Visiting Turkey’s chilly interior

Turkish mezze

Typing with gloves on, it seems appropriate to note that Cappadocia is much colder than Istanbul. As we walked through a valley of odd sedimentary rock formations beside the town of Goreme, there was still a thick layer of frost on the shaded patches of browned grass. The general feel of the place is that of a desert at night: as became apparent as I first glanced out the bus window as the dawn was breaking.

Goreme is definitely a tourist town in an off season. After eight hours here, we know most of the tourists by name. Of the nine hotels we looked into, two were unlocked but entirely unmanned. In the end, we chose to stay at the Panorama Pension, which has some excellent rooms and a very friendly family as owners and operators. The yoghurt and fruit syrup (I will need to look up the name when I have my food book with me) that they served along with breakfast was superb. I am looking forward to the traditional Turkish dinner, modified to be more vegetarian, that we have been promised for one of our three nights. A word of warning to devout vegetarians or vegans travelling in Turkey: almost all cooked meals, from kebobs to rice pilav, apparently involve meat or seafood broth. Apparently, most restaurants do not consider such broths to negate the ‘vegetarian’ status of a dish. I am pragmatic enough to accept consumption of such as the price for not surviving on pretzels for the next seven days.

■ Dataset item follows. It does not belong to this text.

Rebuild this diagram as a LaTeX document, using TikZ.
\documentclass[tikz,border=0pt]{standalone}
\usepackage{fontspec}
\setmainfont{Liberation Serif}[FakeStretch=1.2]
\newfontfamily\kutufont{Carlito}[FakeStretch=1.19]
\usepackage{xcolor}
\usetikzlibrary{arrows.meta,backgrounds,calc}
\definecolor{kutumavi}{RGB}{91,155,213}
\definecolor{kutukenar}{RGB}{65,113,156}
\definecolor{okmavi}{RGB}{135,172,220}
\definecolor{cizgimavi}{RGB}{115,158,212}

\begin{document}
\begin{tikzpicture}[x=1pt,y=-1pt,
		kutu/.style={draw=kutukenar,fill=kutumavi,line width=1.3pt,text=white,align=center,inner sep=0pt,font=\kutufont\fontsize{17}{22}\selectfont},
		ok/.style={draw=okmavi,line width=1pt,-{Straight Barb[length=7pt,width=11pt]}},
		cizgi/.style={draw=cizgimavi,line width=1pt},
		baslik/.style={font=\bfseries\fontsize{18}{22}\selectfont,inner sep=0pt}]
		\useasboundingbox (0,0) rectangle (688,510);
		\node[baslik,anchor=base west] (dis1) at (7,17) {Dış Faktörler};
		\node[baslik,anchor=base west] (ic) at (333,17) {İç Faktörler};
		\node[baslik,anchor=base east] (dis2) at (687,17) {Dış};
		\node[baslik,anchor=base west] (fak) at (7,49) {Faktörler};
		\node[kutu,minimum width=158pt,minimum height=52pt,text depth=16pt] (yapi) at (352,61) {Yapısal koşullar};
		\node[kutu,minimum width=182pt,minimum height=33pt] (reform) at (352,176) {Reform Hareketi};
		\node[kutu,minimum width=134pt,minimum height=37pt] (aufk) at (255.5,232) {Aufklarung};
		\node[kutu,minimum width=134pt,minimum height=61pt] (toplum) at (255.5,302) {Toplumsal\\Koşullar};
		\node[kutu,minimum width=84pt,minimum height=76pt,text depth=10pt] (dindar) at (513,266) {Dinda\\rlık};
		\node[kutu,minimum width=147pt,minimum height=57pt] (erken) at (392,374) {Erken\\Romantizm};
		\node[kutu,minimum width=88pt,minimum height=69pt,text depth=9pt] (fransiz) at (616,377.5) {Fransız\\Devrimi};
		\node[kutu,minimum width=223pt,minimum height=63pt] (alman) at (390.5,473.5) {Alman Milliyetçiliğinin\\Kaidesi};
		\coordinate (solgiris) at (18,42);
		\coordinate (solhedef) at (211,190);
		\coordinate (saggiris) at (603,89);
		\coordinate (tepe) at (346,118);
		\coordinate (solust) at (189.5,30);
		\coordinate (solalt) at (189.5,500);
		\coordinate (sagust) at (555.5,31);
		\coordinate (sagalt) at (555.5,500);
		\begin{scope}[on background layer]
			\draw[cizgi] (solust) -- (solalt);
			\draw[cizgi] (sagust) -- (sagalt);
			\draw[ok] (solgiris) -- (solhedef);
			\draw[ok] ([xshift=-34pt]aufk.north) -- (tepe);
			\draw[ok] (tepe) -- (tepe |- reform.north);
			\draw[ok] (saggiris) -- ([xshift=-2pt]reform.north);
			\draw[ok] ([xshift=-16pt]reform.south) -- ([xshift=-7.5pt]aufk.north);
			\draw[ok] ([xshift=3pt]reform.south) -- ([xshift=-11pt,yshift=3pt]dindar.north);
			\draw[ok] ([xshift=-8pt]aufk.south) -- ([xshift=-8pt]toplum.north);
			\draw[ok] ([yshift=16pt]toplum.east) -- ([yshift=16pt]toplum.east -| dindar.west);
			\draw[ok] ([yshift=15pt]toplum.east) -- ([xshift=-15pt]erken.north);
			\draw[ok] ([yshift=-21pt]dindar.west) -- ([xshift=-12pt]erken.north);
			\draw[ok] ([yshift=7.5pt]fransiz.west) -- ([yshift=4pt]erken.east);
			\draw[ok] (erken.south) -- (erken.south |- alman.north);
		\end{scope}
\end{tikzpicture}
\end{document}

Tomorrow, we are going on a tour that takes in 200km worth of sights that we would never have been able to reach by our own devices. That said, the 25 Lira (C$20) cost of renting a moped for a day is somewhat tempting. I’ve never ridden such a vehicle, and this might be an unusually good place to try it out – with the minor caveat that hospital facilities are probably far distant. The five seconds or so I once spent riding Astrid’s moped on campus at UBC have made me curious about further exposure.

After fourteen hours on the bus with negligible sleep, I have no doubt that I will sleep well tonight. Likewise, given a shower with a ‘hot’ tap that delivers liquid no warmer than the air, I am sure I will wake up well also.

Author: Milan

In the spring of 2005, I graduated from the University of British Columbia with a degree in International Relations and a general focus in the area of environmental politics. In the fall of 2005, I began reading for an M.Phil in IR at Wadham College, Oxford. Outside school, I am very interested in photography, writing, and the outdoors. I am writing this blog to keep in touch with friends and family around the world, provide a more personal view of graduate student life in Oxford, and pass on some lessons I've learned here.

2 thoughts on “Visiting Turkey’s chilly interior”

  1. Mopeds are fun. I rode one down the block once, and back. Althouhg, I find hte idea of true motorcycles much more alluring. The clouds above north vancouver are quite distinctive now – very black clouds about as high agaihn above the lions seems to suggest a higher second range.

  2. Be careful if you do rent a moped. With no experience and icy conditions, your hospital concern is justified.